Maren and Louisa, the Scandinavian hikers killed in Morocco
Scandinavian hikers Maren Ueland and Louisa Vesterager Jespersen were murdered by suspected jihadists in Morocco near a popular tourist spot in the Atlas mountains.
The bodies of the university students, 28 and 24, were found on December 17 and flown to Copenhagen on Friday, a police source said.
Four suspects arrested over the killings had pledged allegiance to the Islamic State (IS) group, according to Moroccan authorities. Nine others have been detained.
A video shared on social media sites that appeared to show the beheading of one of the women is almost certainly real, Norwegian police have concluded.
Here are more details about Maren Ueland, Norwegian, and Louisa Vesterager Jespersen, from Denmark.
"Adventurers", "sociable" and "positive" -- just some of the descriptions of the two friends who had been studying outdoor activities at the University of Southeastern Norway.
The pair decided to go to Morocco for Christmas and arrived for a month-long holiday on 9 December.
They had travelled to the foothills of Mount Toubkal, North Africa's highest peak, not far from the tourist village of Imlil.
"The girls took all the necessary precautions before leaving for the trip," Maren's mother Irene told Norwegian's NRK television.
Photos show the pair laughing and smiling over the years, often outdoors.
Undated handout picture of 28-year-old Maren Ueland from Norway. AFP PHOTO /NTB SCANPIX /PRIVATE.
Maren's mother paid tribute to her daughter by sharing a picture of her on Facebook with her pet dog, a huge leonberger named Alf Herman.
"Maren disliked Christmas... this throw-away mentality. But at the same time was someone very family-orientated," Irene told Norwegian newspaper Stavanger Aftenbladet.
"She could have lived where other people would not have believed you could live," her younger sister Malin told the same paper.
'Smiling, chatty and sociable'
Originally from Jutland, in west Denmark, Louisa had a rafting license, according to her profile on social networks, and a love for the outdoors.

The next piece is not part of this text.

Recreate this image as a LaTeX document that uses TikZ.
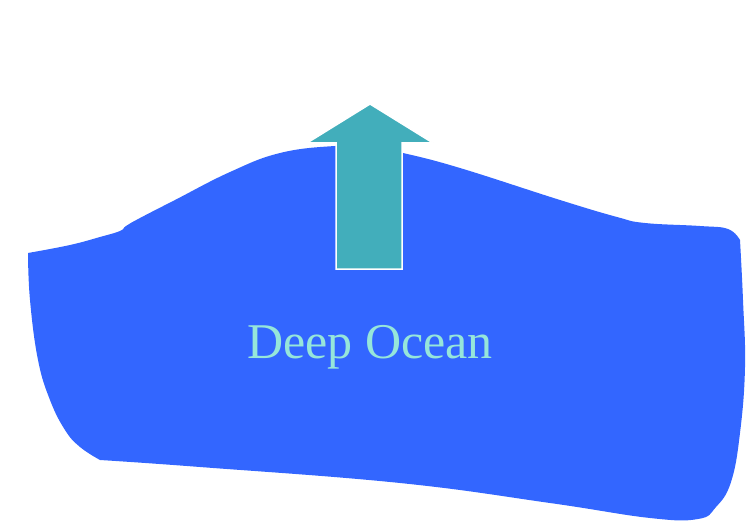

On November 21, she appealed to friends on Facebook for advice about Morocco ahead of the ill-fated trip.
"Dear friends, I'm going to Morocco in December. Will some of you be in the area or have hiking friends who know something about Mount Toubkal?" she wrote, according to local media reports.
Her university director Petter Aasen told TV2 the two friends had not taken any risks.
"They were well prepared and went to an area where they could travel safely," he said.
"They have made many trips abroad, together or alone," he added.
The university is planning a commemoration that will take place on campus in early 2019.
"They were smiling, chatty and sociable," said Rachid Imerhade, a mountain guide contacted by the agency NTB.
He had met the two friends a few days before their disappearance in Morocco.
"They talked a lot with the other people around," he added.
Louisa's mother, Helle Petersen, told the Danish newspaper B.T. that her daughter was "always happy and positive. Everyone loved her and she saw the best in everyone".
Her mother added that she had warned her daughter about travelling to Morocco "because of the chaotic situation".